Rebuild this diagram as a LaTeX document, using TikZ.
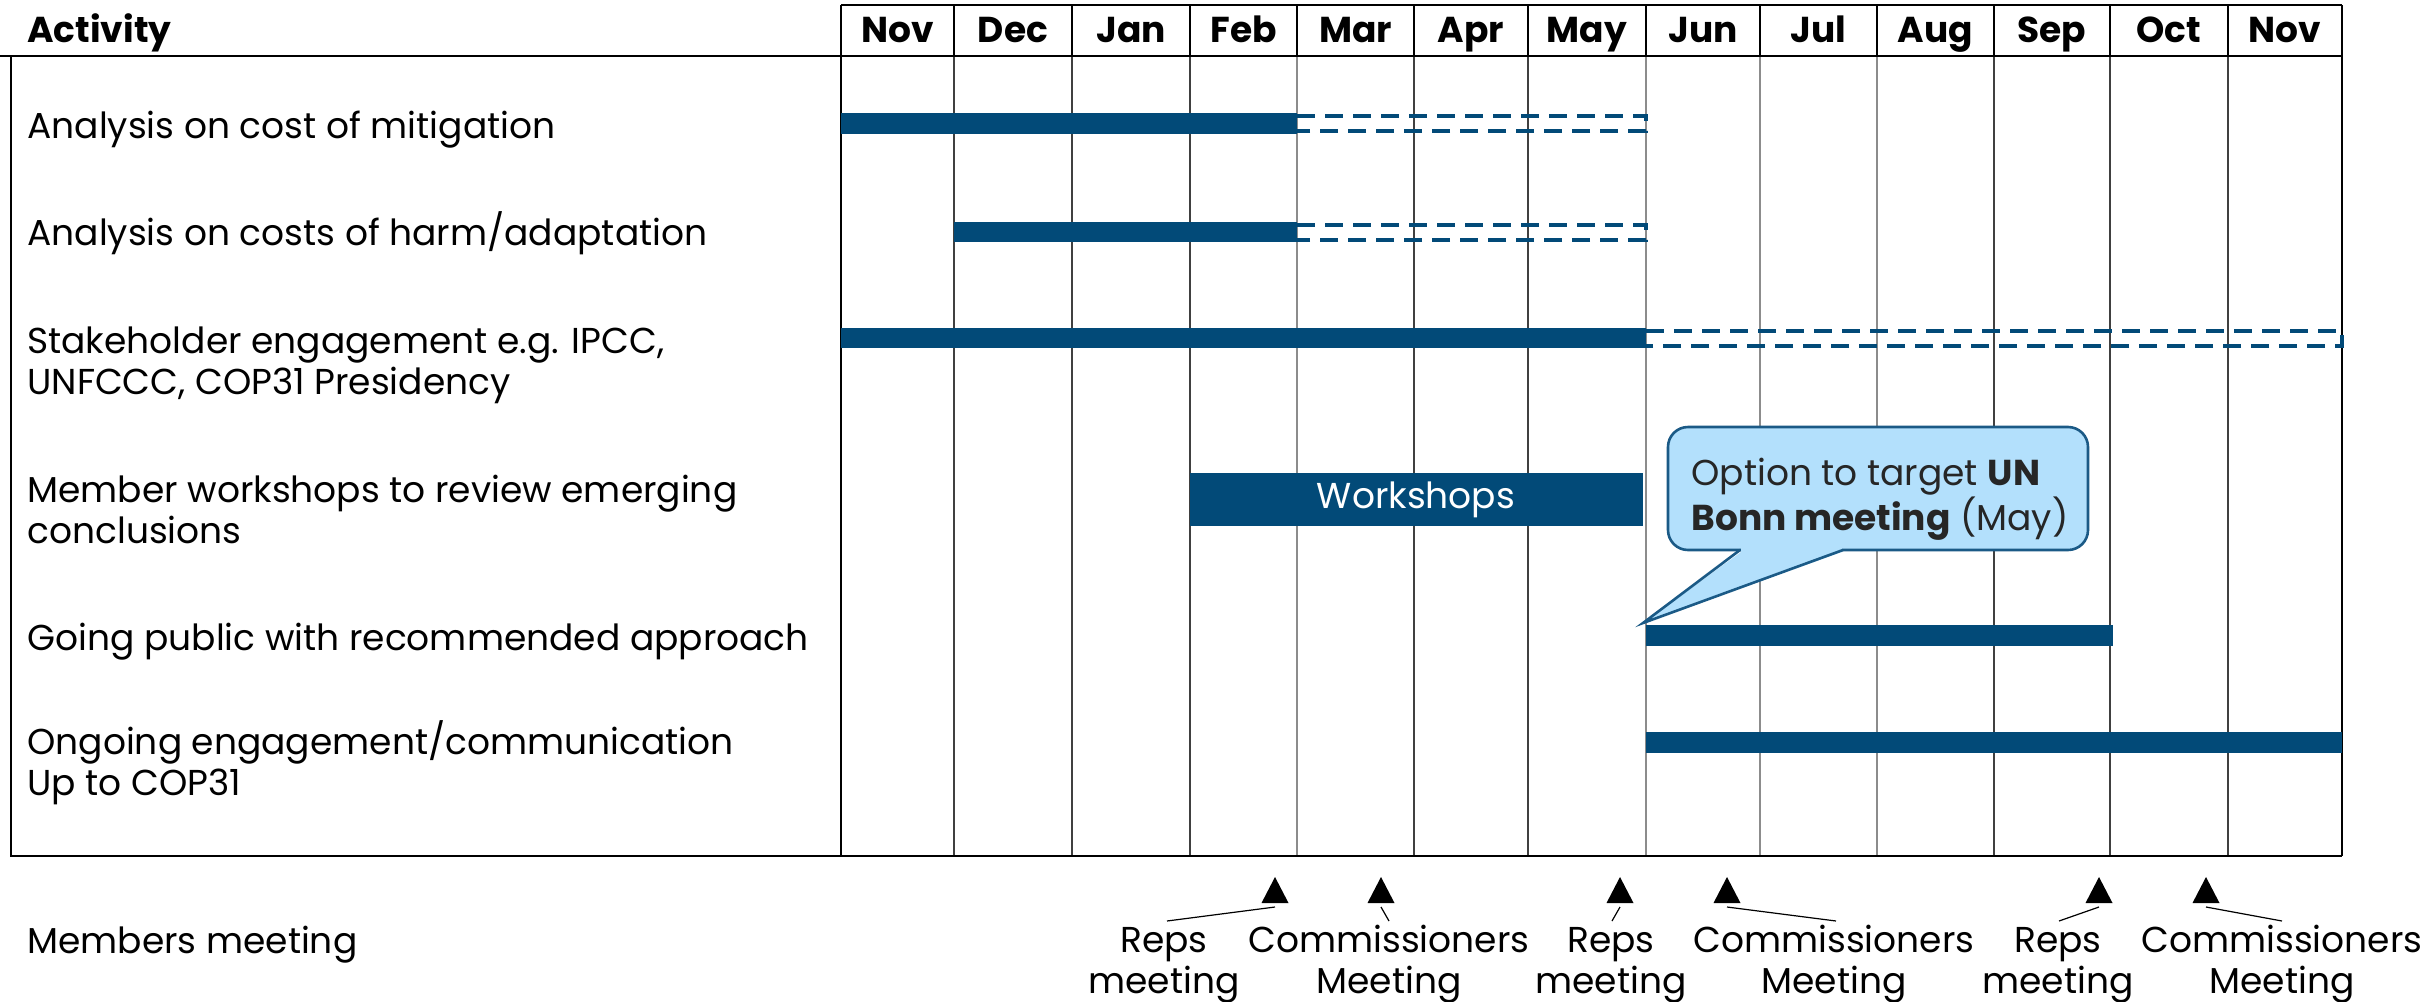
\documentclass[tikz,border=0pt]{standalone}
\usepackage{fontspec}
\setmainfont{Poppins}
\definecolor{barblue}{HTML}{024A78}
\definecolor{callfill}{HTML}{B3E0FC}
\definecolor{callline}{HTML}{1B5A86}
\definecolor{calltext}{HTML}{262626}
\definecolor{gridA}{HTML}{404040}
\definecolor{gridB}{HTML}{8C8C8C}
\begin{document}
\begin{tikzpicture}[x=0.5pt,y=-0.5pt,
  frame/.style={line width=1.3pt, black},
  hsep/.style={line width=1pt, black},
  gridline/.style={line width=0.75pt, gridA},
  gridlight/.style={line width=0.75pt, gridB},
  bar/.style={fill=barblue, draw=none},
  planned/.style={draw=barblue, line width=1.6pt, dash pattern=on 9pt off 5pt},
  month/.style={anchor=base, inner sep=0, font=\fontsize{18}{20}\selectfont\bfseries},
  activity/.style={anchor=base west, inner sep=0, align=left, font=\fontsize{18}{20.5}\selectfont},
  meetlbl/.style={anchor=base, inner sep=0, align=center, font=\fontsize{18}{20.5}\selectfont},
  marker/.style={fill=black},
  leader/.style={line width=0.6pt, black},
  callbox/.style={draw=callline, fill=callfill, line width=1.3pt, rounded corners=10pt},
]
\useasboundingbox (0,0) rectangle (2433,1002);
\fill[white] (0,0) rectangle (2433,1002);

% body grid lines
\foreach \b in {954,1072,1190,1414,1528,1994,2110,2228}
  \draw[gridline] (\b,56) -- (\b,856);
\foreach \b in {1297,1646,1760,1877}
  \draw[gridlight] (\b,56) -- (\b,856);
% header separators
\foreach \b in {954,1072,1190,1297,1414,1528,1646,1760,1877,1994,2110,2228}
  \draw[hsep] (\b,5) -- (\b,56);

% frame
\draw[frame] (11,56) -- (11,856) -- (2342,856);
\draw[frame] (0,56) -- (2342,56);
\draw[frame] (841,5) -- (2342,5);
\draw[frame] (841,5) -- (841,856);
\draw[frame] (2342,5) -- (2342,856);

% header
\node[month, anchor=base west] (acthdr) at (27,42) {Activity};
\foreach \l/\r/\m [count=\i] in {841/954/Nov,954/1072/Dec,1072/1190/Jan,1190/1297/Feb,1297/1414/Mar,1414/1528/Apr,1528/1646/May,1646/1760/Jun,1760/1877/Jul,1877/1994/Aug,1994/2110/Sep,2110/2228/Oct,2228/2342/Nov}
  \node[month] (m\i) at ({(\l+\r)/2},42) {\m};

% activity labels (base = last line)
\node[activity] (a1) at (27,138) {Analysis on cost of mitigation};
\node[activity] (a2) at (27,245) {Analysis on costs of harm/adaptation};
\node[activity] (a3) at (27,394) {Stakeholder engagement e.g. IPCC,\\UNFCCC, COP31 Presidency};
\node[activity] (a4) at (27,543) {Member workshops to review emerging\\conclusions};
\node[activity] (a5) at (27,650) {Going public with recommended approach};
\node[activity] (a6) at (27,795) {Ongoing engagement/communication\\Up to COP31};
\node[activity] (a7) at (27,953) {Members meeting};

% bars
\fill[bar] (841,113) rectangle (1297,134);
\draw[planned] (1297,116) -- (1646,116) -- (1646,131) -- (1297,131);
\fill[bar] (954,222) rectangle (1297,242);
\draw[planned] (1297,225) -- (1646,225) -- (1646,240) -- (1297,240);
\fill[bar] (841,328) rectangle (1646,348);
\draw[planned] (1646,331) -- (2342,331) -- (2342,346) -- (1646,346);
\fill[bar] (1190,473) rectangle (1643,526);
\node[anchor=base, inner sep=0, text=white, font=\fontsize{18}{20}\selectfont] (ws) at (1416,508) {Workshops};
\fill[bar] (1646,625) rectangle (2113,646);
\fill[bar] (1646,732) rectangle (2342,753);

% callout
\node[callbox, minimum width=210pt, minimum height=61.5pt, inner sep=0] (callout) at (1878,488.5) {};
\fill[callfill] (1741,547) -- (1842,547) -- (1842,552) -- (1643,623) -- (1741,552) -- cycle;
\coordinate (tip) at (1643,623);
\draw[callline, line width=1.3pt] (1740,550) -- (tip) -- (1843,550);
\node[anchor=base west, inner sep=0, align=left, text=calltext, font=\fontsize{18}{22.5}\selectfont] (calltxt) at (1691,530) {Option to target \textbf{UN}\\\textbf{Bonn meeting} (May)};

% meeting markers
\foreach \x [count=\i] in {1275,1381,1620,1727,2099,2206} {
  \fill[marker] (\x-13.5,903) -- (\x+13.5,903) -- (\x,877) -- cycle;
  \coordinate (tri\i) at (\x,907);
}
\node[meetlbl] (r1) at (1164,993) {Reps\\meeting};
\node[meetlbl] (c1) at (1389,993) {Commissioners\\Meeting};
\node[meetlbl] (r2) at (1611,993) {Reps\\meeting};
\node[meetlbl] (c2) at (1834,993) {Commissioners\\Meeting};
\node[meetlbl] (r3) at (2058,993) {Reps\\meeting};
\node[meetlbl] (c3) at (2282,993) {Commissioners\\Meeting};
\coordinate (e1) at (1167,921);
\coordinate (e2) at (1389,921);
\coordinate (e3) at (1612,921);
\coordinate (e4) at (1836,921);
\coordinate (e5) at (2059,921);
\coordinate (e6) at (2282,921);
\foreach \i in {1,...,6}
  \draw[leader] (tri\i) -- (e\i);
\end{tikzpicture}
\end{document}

==================================================

Go through the listing above and quote it exactly, apart from its images.

## ANSWER FOR THIS EXERCISE
Rebuild this diagram as a LaTeX document, using TikZ.
\documentclass[tikz,border=0pt]{standalone}
\usepackage{fontspec}
\setmainfont{Poppins}
\definecolor{barblue}{HTML}{024A78}
\definecolor{callfill}{HTML}{B3E0FC}
\definecolor{callline}{HTML}{1B5A86}
\definecolor{calltext}{HTML}{262626}
\definecolor{gridA}{HTML}{404040}
\definecolor{gridB}{HTML}{8C8C8C}
\begin{document}
\begin{tikzpicture}[x=0.5pt,y=-0.5pt,
  frame/.style={line width=1.3pt, black},
  hsep/.style={line width=1pt, black},
  gridline/.style={line width=0.75pt, gridA},
  gridlight/.style={line width=0.75pt, gridB},
  bar/.style={fill=barblue, draw=none},
  planned/.style={draw=barblue, line width=1.6pt, dash pattern=on 9pt off 5pt},
  month/.style={anchor=base, inner sep=0, font=\fontsize{18}{20}\selectfont\bfseries},
  activity/.style={anchor=base west, inner sep=0, align=left, font=\fontsize{18}{20.5}\selectfont},
  meetlbl/.style={anchor=base, inner sep=0, align=center, font=\fontsize{18}{20.5}\selectfont},
  marker/.style={fill=black},
  leader/.style={line width=0.6pt, black},
  callbox/.style={draw=callline, fill=callfill, line width=1.3pt, rounded corners=10pt},
]
\useasboundingbox (0,0) rectangle (2433,1002);
\fill[white] (0,0) rectangle (2433,1002);

% body grid lines
\foreach \b in {954,1072,1190,1414,1528,1994,2110,2228}
  \draw[gridline] (\b,56) -- (\b,856);
\foreach \b in {1297,1646,1760,1877}
  \draw[gridlight] (\b,56) -- (\b,856);
% header separators
\foreach \b in {954,1072,1190,1297,1414,1528,1646,1760,1877,1994,2110,2228}
  \draw[hsep] (\b,5) -- (\b,56);

% frame
\draw[frame] (11,56) -- (11,856) -- (2342,856);
\draw[frame] (0,56) -- (2342,56);
\draw[frame] (841,5) -- (2342,5);
\draw[frame] (841,5) -- (841,856);
\draw[frame] (2342,5) -- (2342,856);

% header
\node[month, anchor=base west] (acthdr) at (27,42) {Activity};
\foreach \l/\r/\m [count=\i] in {841/954/Nov,954/1072/Dec,1072/1190/Jan,1190/1297/Feb,1297/1414/Mar,1414/1528/Apr,1528/1646/May,1646/1760/Jun,1760/1877/Jul,1877/1994/Aug,1994/2110/Sep,2110/2228/Oct,2228/2342/Nov}
  \node[month] (m\i) at ({(\l+\r)/2},42) {\m};

% activity labels (base = last line)
\node[activity] (a1) at (27,138) {Analysis on cost of mitigation};
\node[activity] (a2) at (27,245) {Analysis on costs of harm/adaptation};
\node[activity] (a3) at (27,394) {Stakeholder engagement e.g. IPCC,\\UNFCCC, COP31 Presidency};
\node[activity] (a4) at (27,543) {Member workshops to review emerging\\conclusions};
\node[activity] (a5) at (27,650) {Going public with recommended approach};
\node[activity] (a6) at (27,795) {Ongoing engagement/communication\\Up to COP31};
\node[activity] (a7) at (27,953) {Members meeting};

% bars
\fill[bar] (841,113) rectangle (1297,134);
\draw[planned] (1297,116) -- (1646,116) -- (1646,131) -- (1297,131);
\fill[bar] (954,222) rectangle (1297,242);
\draw[planned] (1297,225) -- (1646,225) -- (1646,240) -- (1297,240);
\fill[bar] (841,328) rectangle (1646,348);
\draw[planned] (1646,331) -- (2342,331) -- (2342,346) -- (1646,346);
\fill[bar] (1190,473) rectangle (1643,526);
\node[anchor=base, inner sep=0, text=white, font=\fontsize{18}{20}\selectfont] (ws) at (1416,508) {Workshops};
\fill[bar] (1646,625) rectangle (2113,646);
\fill[bar] (1646,732) rectangle (2342,753);

% callout
\node[callbox, minimum width=210pt, minimum height=61.5pt, inner sep=0] (callout) at (1878,488.5) {};
\fill[callfill] (1741,547) -- (1842,547) -- (1842,552) -- (1643,623) -- (1741,552) -- cycle;
\coordinate (tip) at (1643,623);
\draw[callline, line width=1.3pt] (1740,550) -- (tip) -- (1843,550);
\node[anchor=base west, inner sep=0, align=left, text=calltext, font=\fontsize{18}{22.5}\selectfont] (calltxt) at (1691,530) {Option to target \textbf{UN}\\\textbf{Bonn meeting} (May)};

% meeting markers
\foreach \x [count=\i] in {1275,1381,1620,1727,2099,2206} {
  \fill[marker] (\x-13.5,903) -- (\x+13.5,903) -- (\x,877) -- cycle;
  \coordinate (tri\i) at (\x,907);
}
\node[meetlbl] (r1) at (1164,993) {Reps\\meeting};
\node[meetlbl] (c1) at (1389,993) {Commissioners\\Meeting};
\node[meetlbl] (r2) at (1611,993) {Reps\\meeting};
\node[meetlbl] (c2) at (1834,993) {Commissioners\\Meeting};
\node[meetlbl] (r3) at (2058,993) {Reps\\meeting};
\node[meetlbl] (c3) at (2282,993) {Commissioners\\Meeting};
\coordinate (e1) at (1167,921);
\coordinate (e2) at (1389,921);
\coordinate (e3) at (1612,921);
\coordinate (e4) at (1836,921);
\coordinate (e5) at (2059,921);
\coordinate (e6) at (2282,921);
\foreach \i in {1,...,6}
  \draw[leader] (tri\i) -- (e\i);
\end{tikzpicture}
\end{document}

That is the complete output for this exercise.